▶ _SUPPLIED INFORMATION_

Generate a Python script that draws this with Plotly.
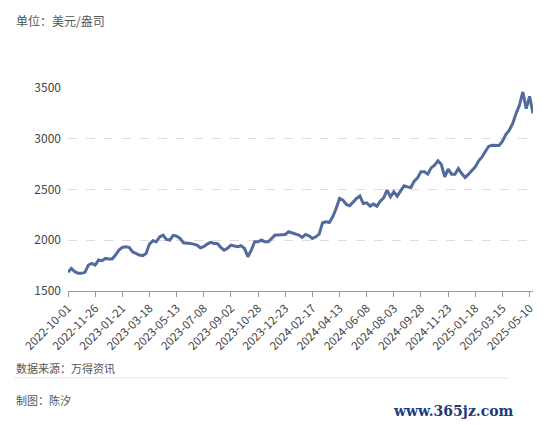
import pandas as pd
import plotly.graph_objects as go

# Weekly dates (Saturdays) from 2022-10-01
dates = [d.strftime("%Y-%m-%d") for d in pd.date_range("2022-10-01", periods=138, freq="7D")]

prices = [
    1684, 1723, 1690, 1674, 1674, 1684, 1756, 1772, 1756, 1805,
    1798, 1821, 1815, 1815, 1854, 1903, 1930, 1936, 1930, 1887,
    1870, 1854, 1848, 1870, 1962, 1995, 1985, 2034, 2051, 2008,
    2002, 2048, 2041, 2018, 1975, 1975, 1969, 1962, 1952, 1926,
    1936, 1962, 1979, 1969, 1969, 1930, 1903, 1920, 1952, 1943,
    1936, 1946, 1920, 1838, 1903, 1985, 1985, 2002, 1985, 1985,
    2018, 2051, 2051, 2051, 2057, 2084, 2074, 2061, 2051, 2028,
    2057, 2044, 2018, 2034, 2061, 2172, 2182, 2175, 2231, 2313,
    2412, 2395, 2352, 2339, 2379, 2412, 2435, 2362, 2369, 2336,
    2356, 2336, 2385, 2418, 2494, 2428, 2477, 2435, 2487, 2536,
    2526, 2520, 2582, 2615, 2674, 2674, 2651, 2713, 2739, 2782,
    2746, 2625, 2700, 2651, 2651, 2707, 2657, 2618, 2651, 2690,
    2723, 2782, 2821, 2877, 2926, 2936, 2936, 2933, 2976, 3041,
    3084, 3149, 3248, 3330, 3461, 3297, 3418, 3248,
]

tick_labels = [
    "2022-10-01", "2022-11-26", "2023-01-21", "2023-03-18", "2023-05-13",
    "2023-07-08", "2023-09-02", "2023-10-28", "2023-12-23", "2024-02-17",
    "2024-04-13", "2024-06-08", "2024-08-03", "2024-09-28", "2024-11-23",
    "2025-01-18", "2025-03-15", "2025-05-10",
]
y_ticks = [1500, 2000, 2500, 3000, 3500]

FONT = "Noto Sans CJK SC"

L, R, T, B = 68, 17, 88, 134
W, H = 550, 425
PW, PH = W - L - R, H - T - B

def px(x):
    return (x - L) / PW

def py(y):
    return (H - B - y) / PH

fig = go.Figure()
fig.add_trace(go.Scatter(
    x=dates, y=prices, mode="lines",
    line=dict(color="#526a9c", width=3),
    hoverinfo="skip", showlegend=False,
))

fig.update_layout(
    width=W, height=H,
    margin=dict(l=L, r=R, t=T, b=B),
    paper_bgcolor="white", plot_bgcolor="white",
    font=dict(family=FONT, size=11, color="#444"),
    xaxis=dict(
        type="category", automargin=False,
        range=[0, len(dates) - 1],
        tickmode="array", tickvals=tick_labels, ticktext=tick_labels,
        tickangle=-45,
        showgrid=False, zeroline=False,
        showline=True, linecolor="#999", linewidth=1,
        ticks="outside", ticklen=5, tickcolor="#999",
        tickfont=dict(family=FONT, size=11.5, color="#444"),
    ),
    yaxis=dict(
        range=[1500, 3500], automargin=False,
        tickmode="array", tickvals=y_ticks,
        showgrid=True, gridcolor="#dddddd", griddash="dash", gridwidth=1,
        zeroline=False, showline=False, ticks="",
        ticklabelstandoff=6,
        tickfont=dict(family=FONT, size=12, color="#444"),
    ),
)

fig.add_annotation(text="单位：美元/盎司", xref="paper", yref="paper",
                   x=px(14), y=py(20), xanchor="left", yanchor="middle",
                   showarrow=False, font=dict(family=FONT, size=12, color="#555"))
fig.add_annotation(text="数据来源：万得资讯", xref="paper", yref="paper",
                   x=px(14), y=py(368), xanchor="left", yanchor="middle",
                   showarrow=False, font=dict(family=FONT, size=11, color="#555"))
fig.add_annotation(text="制图：陈汐", xref="paper", yref="paper",
                   x=px(14), y=py(400), xanchor="left", yanchor="middle",
                   showarrow=False, font=dict(family=FONT, size=11, color="#555"))
fig.add_annotation(text="<b>www.365jz.com</b>", xref="paper", yref="paper",
                   x=px(516), y=py(411), xanchor="right", yanchor="middle",
                   showarrow=False, font=dict(family="DejaVu Serif", size=14, color="#1d3c7c"))
fig.add_shape(type="line", xref="paper", yref="paper",
              x0=px(14), x1=px(508), y0=py(378), y1=py(378),
              line=dict(color="#e6e6e6", width=1))

fig.write_html("out.html", config={"displayModeBar": False},
               post_script="document.body.style.margin='0';document.body.style.overflow='hidden';")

▶ _PROBLEM TO SOLVE_
Restate exactly, please, only the lines between the start of the data and the line containing "return (H - B - y) / PH", both ends included, skipping the pictures.

▶ _REPLY_
Generate a Python script that draws this with Plotly.
import pandas as pd
import plotly.graph_objects as go

# Weekly dates (Saturdays) from 2022-10-01
dates = [d.strftime("%Y-%m-%d") for d in pd.date_range("2022-10-01", periods=138, freq="7D")]

prices = [
    1684, 1723, 1690, 1674, 1674, 1684, 1756, 1772, 1756, 1805,
    1798, 1821, 1815, 1815, 1854, 1903, 1930, 1936, 1930, 1887,
    1870, 1854, 1848, 1870, 1962, 1995, 1985, 2034, 2051, 2008,
    2002, 2048, 2041, 2018, 1975, 1975, 1969, 1962, 1952, 1926,
    1936, 1962, 1979, 1969, 1969, 1930, 1903, 1920, 1952, 1943,
    1936, 1946, 1920, 1838, 1903, 1985, 1985, 2002, 1985, 1985,
    2018, 2051, 2051, 2051, 2057, 2084, 2074, 2061, 2051, 2028,
    2057, 2044, 2018, 2034, 2061, 2172, 2182, 2175, 2231, 2313,
    2412, 2395, 2352, 2339, 2379, 2412, 2435, 2362, 2369, 2336,
    2356, 2336, 2385, 2418, 2494, 2428, 2477, 2435, 2487, 2536,
    2526, 2520, 2582, 2615, 2674, 2674, 2651, 2713, 2739, 2782,
    2746, 2625, 2700, 2651, 2651, 2707, 2657, 2618, 2651, 2690,
    2723, 2782, 2821, 2877, 2926, 2936, 2936, 2933, 2976, 3041,
    3084, 3149, 3248, 3330, 3461, 3297, 3418, 3248,
]

tick_labels = [
    "2022-10-01", "2022-11-26", "2023-01-21", "2023-03-18", "2023-05-13",
    "2023-07-08", "2023-09-02", "2023-10-28", "2023-12-23", "2024-02-17",
    "2024-04-13", "2024-06-08", "2024-08-03", "2024-09-28", "2024-11-23",
    "2025-01-18", "2025-03-15", "2025-05-10",
]
y_ticks = [1500, 2000, 2500, 3000, 3500]

FONT = "Noto Sans CJK SC"

L, R, T, B = 68, 17, 88, 134
W, H = 550, 425
PW, PH = W - L - R, H - T - B

def px(x):
    return (x - L) / PW

def py(y):
    return (H - B - y) / PH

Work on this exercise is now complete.